## Given exercise
Each entry below should be returned exactly as is, with the pictures removed.

[Records from a data source]
———

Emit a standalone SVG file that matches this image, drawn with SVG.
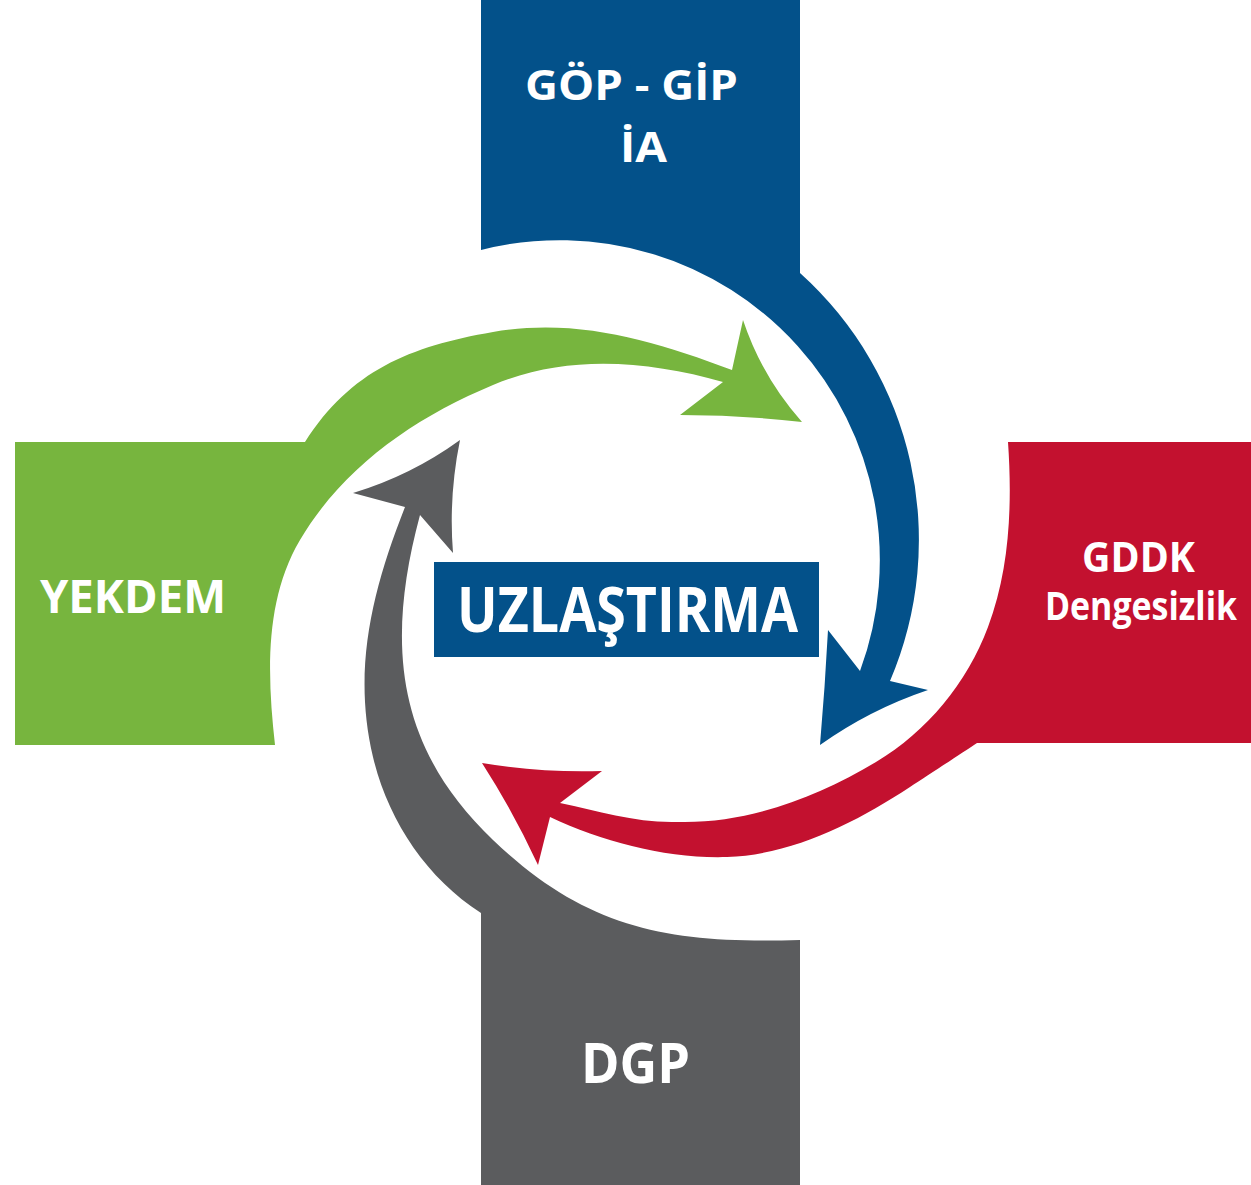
<svg xmlns="http://www.w3.org/2000/svg" width="1251" height="1185" viewBox="0 0 1251 1185">
<style>
.lbl{font-family:"Open Sans","Liberation Sans",sans-serif;font-weight:700;fill:#ffffff;text-anchor:middle}
.blue{fill:#03518A}
.green{fill:#77B53E}
.red{fill:#C3112F}
.gray{fill:#5B5C5E}
</style>
<rect width="1251" height="1185" fill="#ffffff"/>
<g id="node-gop">
<path class="blue" d="M481,0 L800,0 L800,273 A359,359 0 0 1 890,681 L928,690 Q870,709.5 820,745 Q825,687 828,630 L860,671 A320,320 0 0 0 481,250 Z"/>
<text class="lbl" x="631.5" y="100" font-size="42" textLength="213" lengthAdjust="spacingAndGlyphs">GÖP - GİP</text>
<text class="lbl" x="643.5" y="162" font-size="41" textLength="47" lengthAdjust="spacingAndGlyphs">İA</text>
</g>
<g id="node-gddk">
<path class="red" d="M1251,442 L1008,442 C1012.3,503.9 1009.9,569 988,627 C966.8,683.1 927.5,731.2 876,762 C815.9,797.9 747,824.1 677,822 C637,823.2 599.2,811.2 560,803 L602,771 Q542,773 482,763 Q513.5,812 538,865 L550,817 C604.4,842.3 667,858.8 727,857 C792,855 855.7,822.6 910,787 C928.4,775 958.7,755.2 977,743 L1251,743 Z"/>
<text class="lbl" x="1138.5" y="572" font-size="42" textLength="113" lengthAdjust="spacingAndGlyphs">GDDK</text>
<text class="lbl" x="1141" y="620" font-size="39" textLength="192" lengthAdjust="spacingAndGlyphs">Dengesizlik</text>
</g>
<g id="node-dgp">
<path class="gray" d="M481,1185 L481,913 C426.4,877.9 388,820.2 373,757 C352.3,669.4 372.1,590.7 405,507 L353,493 Q411,475.5 460,440 Q448.5,496.5 453,553 L420,515 C383.6,650 399.4,750.3 493,840 C586.6,929.7 670,944 800,940 L800,1185 Z"/>
<text class="lbl" x="635.5" y="1083" font-size="56" textLength="109" lengthAdjust="spacingAndGlyphs">DGP</text>
</g>
<g id="node-yekdem">
<path class="green" d="M15,442 L305,442 C350.9,370.6 409.3,346.5 493,332 C576.7,317.5 652.4,340.2 732,370 L743,320 Q762,377 802,422 Q741,415 680,415 L723,382 C645.9,360.5 566.8,354.2 493,385 C414.5,417.7 343.3,466.8 300,540 C264.4,600.3 267.2,675.4 275,745 L15,745 Z"/>
<text class="lbl" x="133" y="613" font-size="46" textLength="186" lengthAdjust="spacingAndGlyphs">YEKDEM</text>
</g>
<g id="node-uzlastirma">
<rect class="blue" x="434" y="562" width="385" height="95"/>
<text class="lbl" x="627.5" y="632" font-size="63" textLength="341" lengthAdjust="spacingAndGlyphs">UZLAŞTIRMA</text>
</g>
</svg>
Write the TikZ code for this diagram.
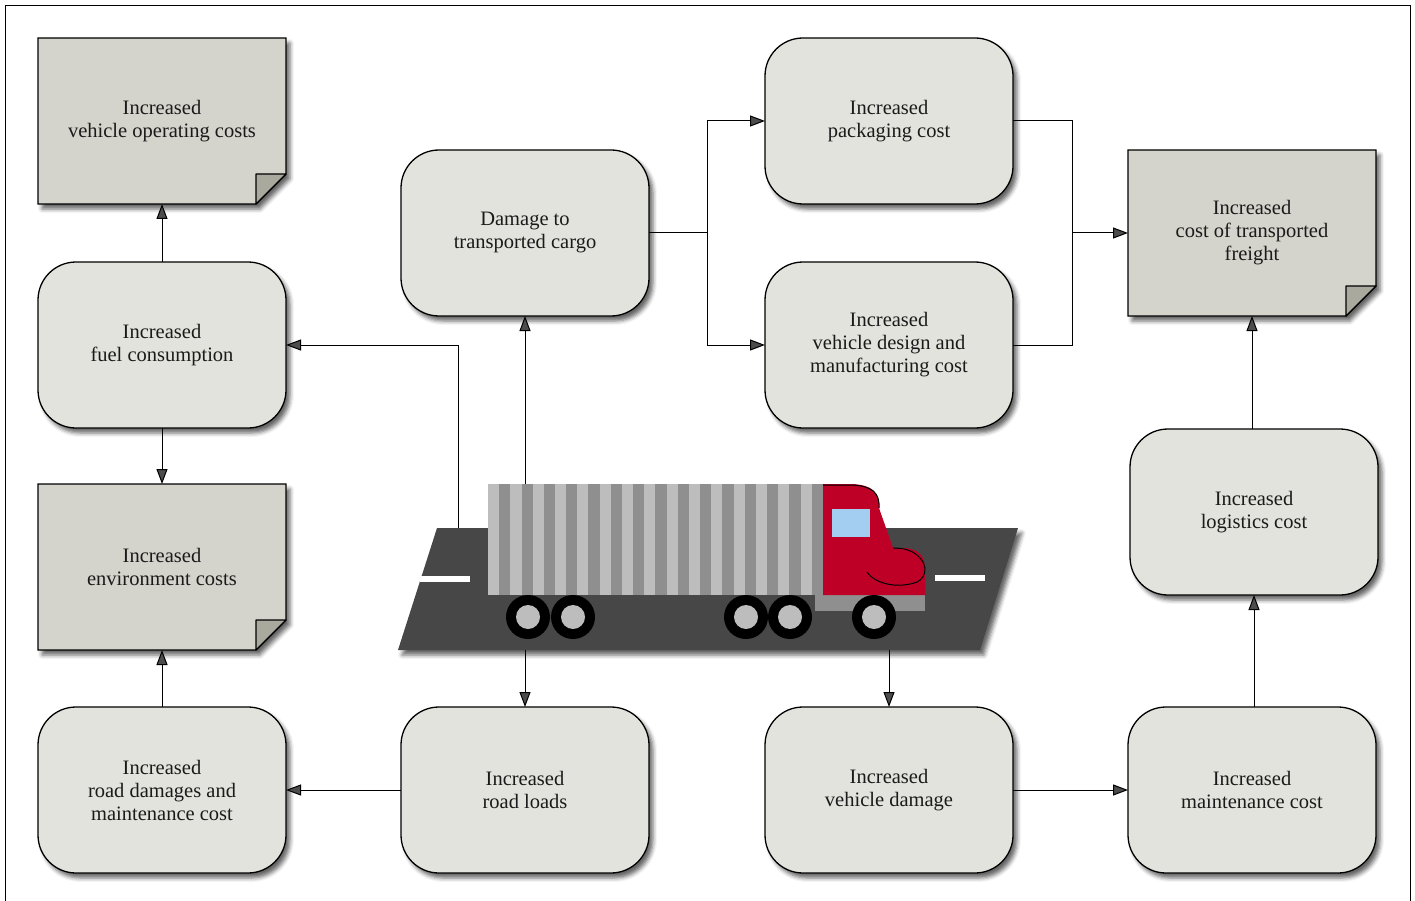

———

## Worked solution
Emit a standalone SVG file that matches this image, drawn with SVG.
<svg xmlns="http://www.w3.org/2000/svg" width="1251" height="1185" viewBox="0 0 1251 1185">
<style>
.lbl{font-family:"Open Sans","Liberation Sans",sans-serif;font-weight:700;fill:#ffffff;text-anchor:middle}
.blue{fill:#03518A}
.green{fill:#77B53E}
.red{fill:#C3112F}
.gray{fill:#5B5C5E}
</style>
<rect width="1251" height="1185" fill="#ffffff"/>
<g id="node-gop">
<path class="blue" d="M481,0 L800,0 L800,273 A359,359 0 0 1 890,681 L928,690 Q870,709.5 820,745 Q825,687 828,630 L860,671 A320,320 0 0 0 481,250 Z"/>
<text class="lbl" x="631.5" y="100" font-size="42" textLength="213" lengthAdjust="spacingAndGlyphs">GÖP - GİP</text>
<text class="lbl" x="643.5" y="162" font-size="41" textLength="47" lengthAdjust="spacingAndGlyphs">İA</text>
</g>
<g id="node-gddk">
<path class="red" d="M1251,442 L1008,442 C1012.3,503.9 1009.9,569 988,627 C966.8,683.1 927.5,731.2 876,762 C815.9,797.9 747,824.1 677,822 C637,823.2 599.2,811.2 560,803 L602,771 Q542,773 482,763 Q513.5,812 538,865 L550,817 C604.4,842.3 667,858.8 727,857 C792,855 855.7,822.6 910,787 C928.4,775 958.7,755.2 977,743 L1251,743 Z"/>
<text class="lbl" x="1138.5" y="572" font-size="42" textLength="113" lengthAdjust="spacingAndGlyphs">GDDK</text>
<text class="lbl" x="1141" y="620" font-size="39" textLength="192" lengthAdjust="spacingAndGlyphs">Dengesizlik</text>
</g>
<g id="node-dgp">
<path class="gray" d="M481,1185 L481,913 C426.4,877.9 388,820.2 373,757 C352.3,669.4 372.1,590.7 405,507 L353,493 Q411,475.5 460,440 Q448.5,496.5 453,553 L420,515 C383.6,650 399.4,750.3 493,840 C586.6,929.7 670,944 800,940 L800,1185 Z"/>
<text class="lbl" x="635.5" y="1083" font-size="56" textLength="109" lengthAdjust="spacingAndGlyphs">DGP</text>
</g>
<g id="node-yekdem">
<path class="green" d="M15,442 L305,442 C350.9,370.6 409.3,346.5 493,332 C576.7,317.5 652.4,340.2 732,370 L743,320 Q762,377 802,422 Q741,415 680,415 L723,382 C645.9,360.5 566.8,354.2 493,385 C414.5,417.7 343.3,466.8 300,540 C264.4,600.3 267.2,675.4 275,745 L15,745 Z"/>
<text class="lbl" x="133" y="613" font-size="46" textLength="186" lengthAdjust="spacingAndGlyphs">YEKDEM</text>
</g>
<g id="node-uzlastirma">
<rect class="blue" x="434" y="562" width="385" height="95"/>
<text class="lbl" x="627.5" y="632" font-size="63" textLength="341" lengthAdjust="spacingAndGlyphs">UZLAŞTIRMA</text>
</g>
</svg>
Write the TikZ code for this diagram.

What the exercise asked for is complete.